Summer Time

New Home

So, we finally moved to our new home. It's really nice here, but a lot of work remains.

We are still unpacking, and it look like it's going to take a while. Floors were in a terrible shape (so much so that we got a sizible seller credit to replace them), and we replaced them — one project done, ten more to go. Painting walls, replacing blinds, light switches, sockets, shelves, and a ton of other stuff. We are taking it slowly this time around, but we are making progress.

Gardening is fun. I don't have much experience with gardening, but we already had like 3 pounds of strawberries, growing a bunch of carrots, lattice and peas. I screwed up raddish and onions, but I know what to do next.

The next big project related to the outside is switching from grass lawn to meadow lawns and general landscaping around these meadows. Meadow lawns are amazing: they save water, attract bees, butterflies and birds, they are natural, sustainable, and low maintanance.

Also, lawns suck:

Speaking of sustainability. Recently, we had a record-breaking, scorching heat wave.

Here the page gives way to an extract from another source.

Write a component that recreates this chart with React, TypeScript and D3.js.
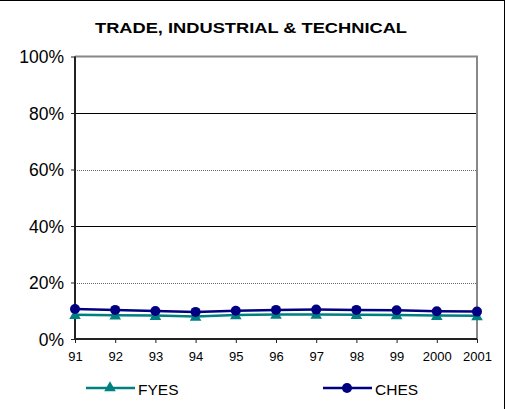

All-time temperature records had been broken day after day for 3 days, and not by a degree or two, but by 10+ degrees every time. This is something that will keep happening more and more all over the world; extreme weather and human-led changing climate will make it more and more difficult to sustain human civilization the way it's functioning today. This sucks, and I'm looking into ways we can lead more sustainalbe life here. I monitor electricity we use via Sense, I set our Ecobee thermostat to eco-friendly settings, and set home automations to reduce what resources we use, how, and when we use them. We already replaced our appliences with top-rated Energy Star devices, and we are looking into ways to reduce our energy consumption even more, looking, for example, into solar panels (eventually).

These views from right above our house are worth preserving, don't you think?

Interestingly enough, here in Washington we use mostly clean renewable energy to generate electricity. This is what my electricity generation breakdown looks like:

Summer Plans

Due to our move, all plans I had for this summer got postponed. I wanted to hike the Loowit Trail again this year, but there's too much stuff to do at home. I hope to mostly settle in by next summer and resume whatever hiking activities I had planned then.

Now that we live in the "country", and let's face it, even though Arlington is usually included in "Seattle Metro area", it's very much "country", there's a lot of stuff to explore. Farmer's markets, local restorants, trails and parks, and so on. What I'm saying it, hiking can wait.